* **Brief**:
Return each line of the data below exactly, omitting any pictures.
>> Start Source material
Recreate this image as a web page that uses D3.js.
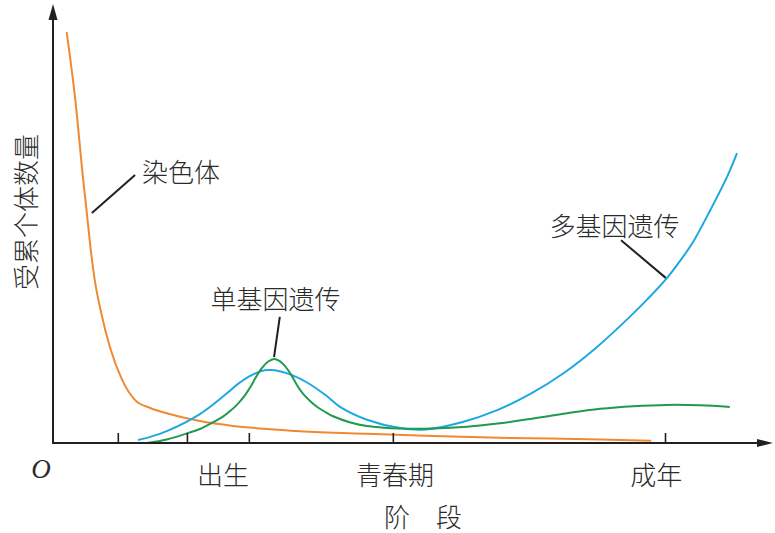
<!DOCTYPE html>
<html>
<head>
<meta charset="utf-8">
<script src="https://cdn.jsdelivr.net/npm/d3@7"></script>
<style>
  html, body { margin: 0; padding: 0; background: #fff; }
  svg { display: block; }
  text { font-family: "Noto Sans CJK SC", "Noto Sans", sans-serif; fill: #2b2b2b; font-weight: 300; }
</style>
</head>
<body>
<svg id="chart" width="775" height="533"></svg>
<script>
// ---------- data ----------
// x: developmental stage (0–100), y: number of affected individuals (0–100)
const chromoX = [1.9, 3.1, 4.2, 4.7, 5.2, 5.8, 6.7, 7.9, 9.6, 11.4, 13.5, 15.8, 20.4, 25, 29.7, 34.3, 43.6, 52.8, 62.1, 76, 83.1];
const chromoY = [93.8, 78.3, 60, 52.5, 44.7, 37.2, 29.7, 21.9, 14.4, 9.8, 8.0, 6.8, 5.0, 3.9, 3.2, 2.7, 2.1, 1.6, 1.2, 0.8, 0.5];

const polyX = [11.8, 13.5, 15.8, 20.4, 23.9, 25.7, 27.6, 29.4, 30.8, 33.2, 35.4, 37.8, 40.1, 43.6, 48.2, 51.7, 56.9, 61.7, 66.3, 70.8, 75.4, 80.1, 82.6, 85.3, 87.1, 88.9, 91.3, 93.6, 95.0];
const polyY = [0.7, 1.4, 2.7, 6.6, 11.0, 13.5, 15.5, 16.6, 16.6, 15.5, 13.7, 11.0, 8.0, 5.3, 3.4, 3.1, 4.8, 7.5, 11.2, 15.8, 21.7, 28.8, 32.9, 37.7, 41.6, 45.9, 53.2, 60.7, 66.2];

const monoX = [13.1, 15.8, 18.6, 20.4, 22.2, 23.5, 24.6, 25.7, 26.7, 27.5, 28.2, 29.0, 29.9, 30.7, 31.5, 32.2, 33.1, 33.9, 34.6, 35.7, 36.8, 37.9, 38.9, 41.3, 43.6, 48.2, 52.8, 57.5, 62.1, 66.7, 71.4, 76.0, 80.6, 85.3, 89.9, 94.0];
const monoY = [0.0, 0.8, 2.2, 3.2, 4.7, 5.9, 7.3, 9.0, 11.0, 13.0, 15.1, 17.1, 18.6, 19.2, 18.7, 17.6, 15.5, 13.2, 11.5, 9.6, 8.1, 7.0, 6.1, 4.7, 3.9, 3.3, 3.3, 3.7, 4.5, 5.6, 6.8, 7.8, 8.4, 8.7, 8.6, 8.2];

const tickValues = [9.0, 18.6, 27.2, 47.2, 85.0];
const stageNames = ["出生", "青春期", "成年"];
const stagePos = [23.6, 47.5, 83.8];

const seriesNames = ["染色体", "单基因遗传", "多基因遗传"];
const yTitle = "受累个体数量";
const xTitle = "阶　段";
const originLabel = "O";

// ---------- layout ----------
const svg = d3.select("#chart");
const x = d3.scaleLinear().domain([0, 100]).range([53, 773]);
const y = d3.scaleLinear().domain([0, 100]).range([443, 5]);
const axisColor = "#231f20";

const lineMono = d3.line()
  .x(d => x(d[0])).y(d => y(d[1]))
  .curve(d3.curveMonotoneX);
const lineSmooth = d3.line()
  .x(d => x(d[0])).y(d => y(d[1]))
  .curve(d3.curveCatmullRom.alpha(0.5));

function pts(xs, ys) { return xs.map((v, i) => [v, ys[i]]); }

// curves
svg.append("path").datum(pts(chromoX, chromoY))
  .attr("d", lineMono).attr("fill", "none").attr("stroke", "#ef8a32").attr("stroke-width", 2);
svg.append("path").datum(pts(polyX, polyY))
  .attr("d", lineSmooth).attr("fill", "none").attr("stroke", "#1ea8e0").attr("stroke-width", 2);
svg.append("path").datum(pts(monoX, monoY))
  .attr("d", lineSmooth).attr("fill", "none").attr("stroke", "#1f9a4f").attr("stroke-width", 2);

// x axis
const xAxis = d3.axisBottom(x).tickValues(tickValues).tickFormat("")
  .tickSize(-10).tickSizeOuter(0);
const gx = svg.append("g").attr("transform", `translate(0,${y(0)})`).call(xAxis);
gx.select(".domain").attr("stroke", axisColor).attr("stroke-width", 2)
  .attr("d", `M${x(0)},0H${x(100) - 10}`);
gx.selectAll(".tick line").attr("stroke", axisColor).attr("stroke-width", 1.6);
svg.append("path")
  .attr("d", `M${x(100)},${y(0)} L${x(100) - 16},${y(0) - 4} L${x(100) - 16},${y(0) + 4} Z`)
  .attr("fill", axisColor);

// y axis
svg.append("line")
  .attr("x1", x(0)).attr("x2", x(0)).attr("y1", y(0) + 1).attr("y2", y(100) + 10)
  .attr("stroke", axisColor).attr("stroke-width", 2);
svg.append("path")
  .attr("d", `M${x(0)},${y(100) - 1} L${x(0) - 4.5},${y(100) + 15} L${x(0) + 4.5},${y(100) + 15} Z`)
  .attr("fill", axisColor);

// stage labels
svg.selectAll(".stage").data(stageNames).enter().append("text")
  .attr("x", (d, i) => x(stagePos[i])).attr("y", 473)
  .attr("text-anchor", "middle").attr("dominant-baseline", "central")
  .attr("font-size", 26).text(d => d);

// origin
svg.append("text").attr("x", 41).attr("y", 469)
  .attr("text-anchor", "middle").attr("dominant-baseline", "central")
  .attr("font-style", "italic").attr("font-size", 27)
  .style("font-family", "'Liberation Serif', 'DejaVu Serif', serif")
  .style("font-weight", "400")
  .text(originLabel);

// axis titles
svg.append("text").attr("x", 423).attr("y", 515)
  .attr("text-anchor", "middle").attr("dominant-baseline", "central")
  .attr("font-size", 26).text(xTitle);
svg.append("text").attr("transform", "translate(24,212) rotate(-90)")
  .attr("text-anchor", "middle").attr("dominant-baseline", "central")
  .attr("font-size", 26).text(yTitle);

// series labels
const labelPos = [[142, 170, "start"], [275.5, 297, "middle"], [614.5, 224.5, "middle"]];
svg.selectAll(".slabel").data(seriesNames).enter().append("text")
  .attr("x", (d, i) => labelPos[i][0]).attr("y", (d, i) => labelPos[i][1])
  .attr("text-anchor", (d, i) => labelPos[i][2]).attr("dominant-baseline", "central")
  .attr("font-size", 26).text(d => d);

// leader lines (data coords): start near label, end on curve
const leaderStart = [[11.4, 61.2], [31.5, 28.8], [78.9, 46.3]];
const leaderTo = [[5.4, 52.5], [30.7, 19.6], [85.1, 37.7]];
svg.selectAll(".leader").data(leaderStart).enter().append("line")
  .attr("x1", d => x(d[0])).attr("y1", d => y(d[1]))
  .attr("x2", (d, i) => x(leaderTo[i][0])).attr("y2", (d, i) => y(leaderTo[i][1]))
  .attr("stroke", "#231f20").attr("stroke-width", 2);
</script>
</body>
</html>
>> End Source material
* **Output below**:
Recreate this image as a web page that uses D3.js.
<!DOCTYPE html>
<html>
<head>
<meta charset="utf-8">
<script src="https://cdn.jsdelivr.net/npm/d3@7"></script>
<style>
  html, body { margin: 0; padding: 0; background: #fff; }
  svg { display: block; }
  text { font-family: "Noto Sans CJK SC", "Noto Sans", sans-serif; fill: #2b2b2b; font-weight: 300; }
</style>
</head>
<body>
<svg id="chart" width="775" height="533"></svg>
<script>
// ---------- data ----------
// x: developmental stage (0–100), y: number of affected individuals (0–100)
const chromoX = [1.9, 3.1, 4.2, 4.7, 5.2, 5.8, 6.7, 7.9, 9.6, 11.4, 13.5, 15.8, 20.4, 25, 29.7, 34.3, 43.6, 52.8, 62.1, 76, 83.1];
const chromoY = [93.8, 78.3, 60, 52.5, 44.7, 37.2, 29.7, 21.9, 14.4, 9.8, 8.0, 6.8, 5.0, 3.9, 3.2, 2.7, 2.1, 1.6, 1.2, 0.8, 0.5];

const polyX = [11.8, 13.5, 15.8, 20.4, 23.9, 25.7, 27.6, 29.4, 30.8, 33.2, 35.4, 37.8, 40.1, 43.6, 48.2, 51.7, 56.9, 61.7, 66.3, 70.8, 75.4, 80.1, 82.6, 85.3, 87.1, 88.9, 91.3, 93.6, 95.0];
const polyY = [0.7, 1.4, 2.7, 6.6, 11.0, 13.5, 15.5, 16.6, 16.6, 15.5, 13.7, 11.0, 8.0, 5.3, 3.4, 3.1, 4.8, 7.5, 11.2, 15.8, 21.7, 28.8, 32.9, 37.7, 41.6, 45.9, 53.2, 60.7, 66.2];

const monoX = [13.1, 15.8, 18.6, 20.4, 22.2, 23.5, 24.6, 25.7, 26.7, 27.5, 28.2, 29.0, 29.9, 30.7, 31.5, 32.2, 33.1, 33.9, 34.6, 35.7, 36.8, 37.9, 38.9, 41.3, 43.6, 48.2, 52.8, 57.5, 62.1, 66.7, 71.4, 76.0, 80.6, 85.3, 89.9, 94.0];
const monoY = [0.0, 0.8, 2.2, 3.2, 4.7, 5.9, 7.3, 9.0, 11.0, 13.0, 15.1, 17.1, 18.6, 19.2, 18.7, 17.6, 15.5, 13.2, 11.5, 9.6, 8.1, 7.0, 6.1, 4.7, 3.9, 3.3, 3.3, 3.7, 4.5, 5.6, 6.8, 7.8, 8.4, 8.7, 8.6, 8.2];

const tickValues = [9.0, 18.6, 27.2, 47.2, 85.0];
const stageNames = ["出生", "青春期", "成年"];
const stagePos = [23.6, 47.5, 83.8];

const seriesNames = ["染色体", "单基因遗传", "多基因遗传"];
const yTitle = "受累个体数量";
const xTitle = "阶　段";
const originLabel = "O";

// ---------- layout ----------
const svg = d3.select("#chart");
const x = d3.scaleLinear().domain([0, 100]).range([53, 773]);
const y = d3.scaleLinear().domain([0, 100]).range([443, 5]);
const axisColor = "#231f20";

const lineMono = d3.line()
  .x(d => x(d[0])).y(d => y(d[1]))
  .curve(d3.curveMonotoneX);
const lineSmooth = d3.line()
  .x(d => x(d[0])).y(d => y(d[1]))
  .curve(d3.curveCatmullRom.alpha(0.5));

function pts(xs, ys) { return xs.map((v, i) => [v, ys[i]]); }

// curves
svg.append("path").datum(pts(chromoX, chromoY))
  .attr("d", lineMono).attr("fill", "none").attr("stroke", "#ef8a32").attr("stroke-width", 2);
svg.append("path").datum(pts(polyX, polyY))
  .attr("d", lineSmooth).attr("fill", "none").attr("stroke", "#1ea8e0").attr("stroke-width", 2);
svg.append("path").datum(pts(monoX, monoY))
  .attr("d", lineSmooth).attr("fill", "none").attr("stroke", "#1f9a4f").attr("stroke-width", 2);

// x axis
const xAxis = d3.axisBottom(x).tickValues(tickValues).tickFormat("")
  .tickSize(-10).tickSizeOuter(0);
const gx = svg.append("g").attr("transform", `translate(0,${y(0)})`).call(xAxis);
gx.select(".domain").attr("stroke", axisColor).attr("stroke-width", 2)
  .attr("d", `M${x(0)},0H${x(100) - 10}`);
gx.selectAll(".tick line").attr("stroke", axisColor).attr("stroke-width", 1.6);
svg.append("path")
  .attr("d", `M${x(100)},${y(0)} L${x(100) - 16},${y(0) - 4} L${x(100) - 16},${y(0) + 4} Z`)
  .attr("fill", axisColor);

// y axis
svg.append("line")
  .attr("x1", x(0)).attr("x2", x(0)).attr("y1", y(0) + 1).attr("y2", y(100) + 10)
  .attr("stroke", axisColor).attr("stroke-width", 2);
svg.append("path")
  .attr("d", `M${x(0)},${y(100) - 1} L${x(0) - 4.5},${y(100) + 15} L${x(0) + 4.5},${y(100) + 15} Z`)
  .attr("fill", axisColor);

// stage labels
svg.selectAll(".stage").data(stageNames).enter().append("text")
  .attr("x", (d, i) => x(stagePos[i])).attr("y", 473)
  .attr("text-anchor", "middle").attr("dominant-baseline", "central")
  .attr("font-size", 26).text(d => d);

// origin
svg.append("text").attr("x", 41).attr("y", 469)
  .attr("text-anchor", "middle").attr("dominant-baseline", "central")
  .attr("font-style", "italic").attr("font-size", 27)
  .style("font-family", "'Liberation Serif', 'DejaVu Serif', serif")
  .style("font-weight", "400")
  .text(originLabel);

// axis titles
svg.append("text").attr("x", 423).attr("y", 515)
  .attr("text-anchor", "middle").attr("dominant-baseline", "central")
  .attr("font-size", 26).text(xTitle);
svg.append("text").attr("transform", "translate(24,212) rotate(-90)")
  .attr("text-anchor", "middle").attr("dominant-baseline", "central")
  .attr("font-size", 26).text(yTitle);

// series labels
const labelPos = [[142, 170, "start"], [275.5, 297, "middle"], [614.5, 224.5, "middle"]];
svg.selectAll(".slabel").data(seriesNames).enter().append("text")
  .attr("x", (d, i) => labelPos[i][0]).attr("y", (d, i) => labelPos[i][1])
  .attr("text-anchor", (d, i) => labelPos[i][2]).attr("dominant-baseline", "central")
  .attr("font-size", 26).text(d => d);

// leader lines (data coords): start near label, end on curve
const leaderStart = [[11.4, 61.2], [31.5, 28.8], [78.9, 46.3]];
const leaderTo = [[5.4, 52.5], [30.7, 19.6], [85.1, 37.7]];
svg.selectAll(".leader").data(leaderStart).enter().append("line")
  .attr("x1", d => x(d[0])).attr("y1", d => y(d[1]))
  .attr("x2", (d, i) => x(leaderTo[i][0])).attr("y2", (d, i) => y(leaderTo[i][1]))
  .attr("stroke", "#231f20").attr("stroke-width", 2);
</script>
</body>
</html>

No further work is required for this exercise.